#### Dataset content
[start]
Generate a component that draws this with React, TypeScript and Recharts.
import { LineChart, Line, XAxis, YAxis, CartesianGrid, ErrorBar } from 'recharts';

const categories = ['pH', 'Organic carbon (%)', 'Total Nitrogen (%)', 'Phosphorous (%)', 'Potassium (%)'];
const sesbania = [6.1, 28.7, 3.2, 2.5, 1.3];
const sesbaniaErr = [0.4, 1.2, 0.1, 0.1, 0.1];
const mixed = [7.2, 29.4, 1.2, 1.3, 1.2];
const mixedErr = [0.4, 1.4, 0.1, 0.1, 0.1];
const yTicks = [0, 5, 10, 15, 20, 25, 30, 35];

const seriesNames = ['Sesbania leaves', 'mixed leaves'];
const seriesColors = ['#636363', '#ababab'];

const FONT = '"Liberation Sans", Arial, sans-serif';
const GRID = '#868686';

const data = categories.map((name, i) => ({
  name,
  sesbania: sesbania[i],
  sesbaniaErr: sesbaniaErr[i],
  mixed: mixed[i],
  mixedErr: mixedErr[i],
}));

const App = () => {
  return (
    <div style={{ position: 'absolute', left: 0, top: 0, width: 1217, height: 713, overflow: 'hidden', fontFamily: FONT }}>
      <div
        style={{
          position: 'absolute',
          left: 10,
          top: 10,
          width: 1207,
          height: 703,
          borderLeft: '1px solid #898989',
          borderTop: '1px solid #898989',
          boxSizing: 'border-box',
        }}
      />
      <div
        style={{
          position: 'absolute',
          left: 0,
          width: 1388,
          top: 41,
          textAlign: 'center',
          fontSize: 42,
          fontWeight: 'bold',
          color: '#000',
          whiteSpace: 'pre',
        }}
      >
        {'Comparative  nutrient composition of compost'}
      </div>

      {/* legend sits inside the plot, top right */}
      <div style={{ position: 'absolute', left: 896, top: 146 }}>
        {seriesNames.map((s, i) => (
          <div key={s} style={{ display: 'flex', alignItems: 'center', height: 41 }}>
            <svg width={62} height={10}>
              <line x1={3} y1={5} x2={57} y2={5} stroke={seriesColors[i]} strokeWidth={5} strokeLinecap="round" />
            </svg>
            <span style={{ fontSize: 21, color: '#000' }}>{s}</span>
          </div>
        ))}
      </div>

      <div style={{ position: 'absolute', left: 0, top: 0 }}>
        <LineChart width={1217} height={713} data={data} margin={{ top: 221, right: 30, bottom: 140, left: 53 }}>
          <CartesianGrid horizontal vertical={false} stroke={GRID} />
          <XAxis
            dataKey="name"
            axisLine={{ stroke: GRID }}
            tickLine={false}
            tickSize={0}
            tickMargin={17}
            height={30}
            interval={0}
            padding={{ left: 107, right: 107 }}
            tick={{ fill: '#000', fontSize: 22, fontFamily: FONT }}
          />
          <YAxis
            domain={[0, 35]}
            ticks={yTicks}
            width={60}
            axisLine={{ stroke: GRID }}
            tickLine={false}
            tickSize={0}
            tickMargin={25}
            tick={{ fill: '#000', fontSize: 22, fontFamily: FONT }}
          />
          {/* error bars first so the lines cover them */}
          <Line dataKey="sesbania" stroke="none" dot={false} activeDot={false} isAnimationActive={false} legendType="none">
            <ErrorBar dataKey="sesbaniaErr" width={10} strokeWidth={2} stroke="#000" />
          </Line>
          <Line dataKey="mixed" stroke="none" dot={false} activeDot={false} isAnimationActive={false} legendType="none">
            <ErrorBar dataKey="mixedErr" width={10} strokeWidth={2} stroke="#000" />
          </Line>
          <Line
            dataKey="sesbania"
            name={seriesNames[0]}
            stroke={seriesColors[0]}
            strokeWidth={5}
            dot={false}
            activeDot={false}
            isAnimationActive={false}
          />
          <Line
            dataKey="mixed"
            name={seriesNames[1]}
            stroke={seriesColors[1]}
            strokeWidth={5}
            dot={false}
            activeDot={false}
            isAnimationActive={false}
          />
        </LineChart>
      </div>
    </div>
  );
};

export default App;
[end]
[start]
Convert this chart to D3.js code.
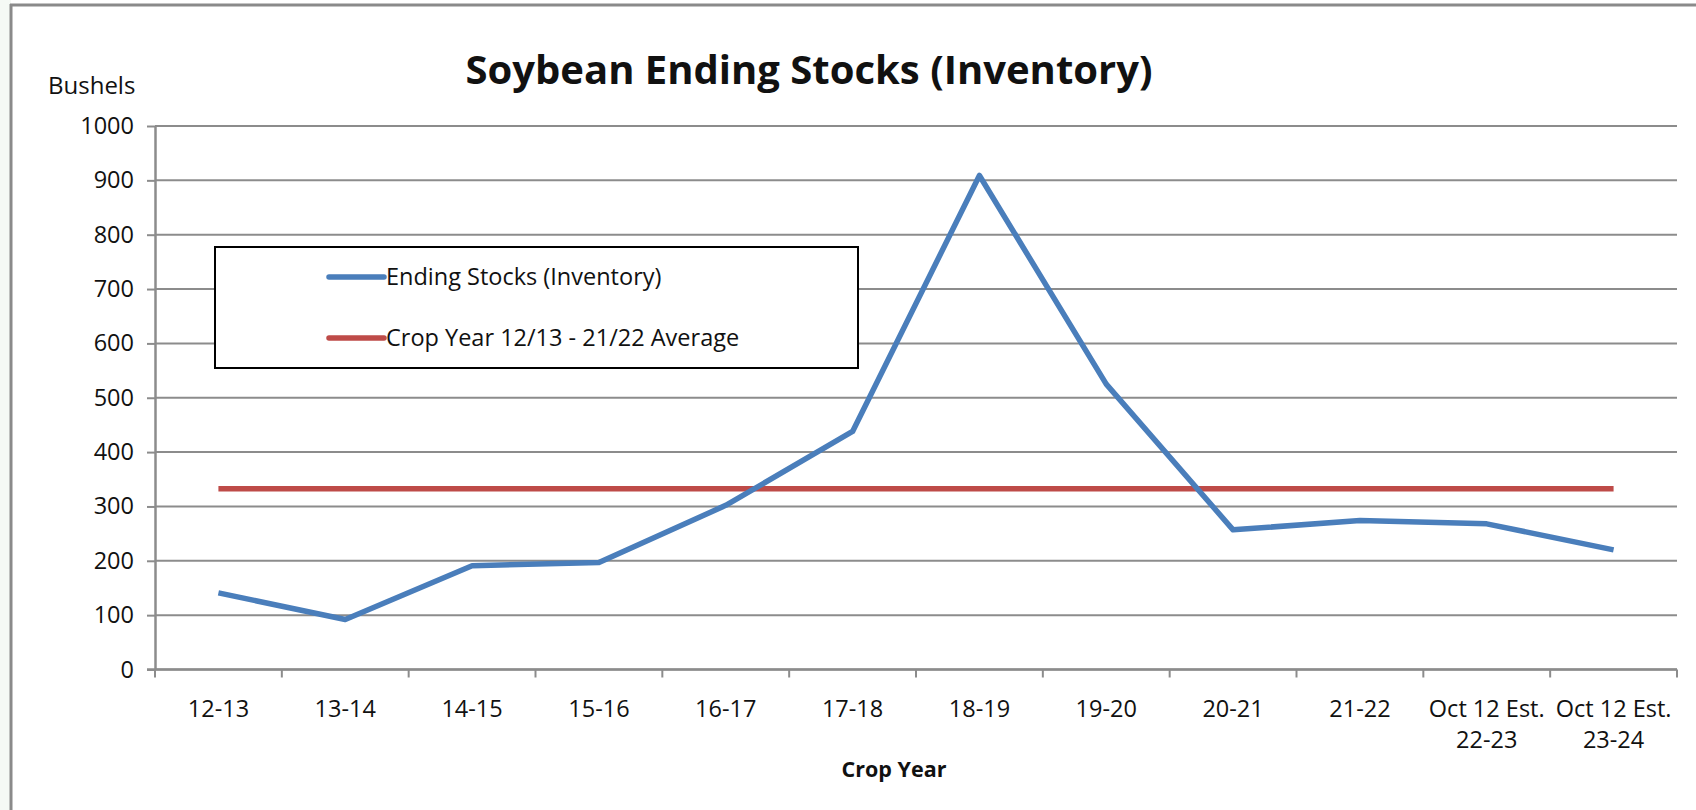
[end]
[start]
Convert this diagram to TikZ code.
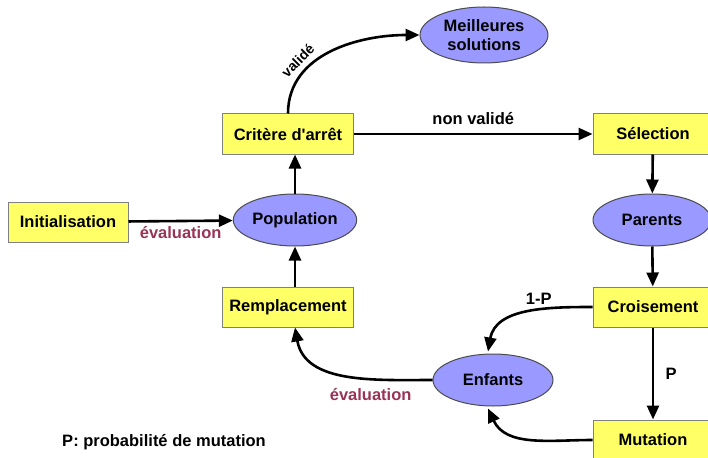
[end]
#### Set problem
Copy each line of the listing that holds the word "this".

#### Response
Generate a component that draws this with React, TypeScript and Recharts.
Convert this chart to D3.js code.
Convert this diagram to TikZ code.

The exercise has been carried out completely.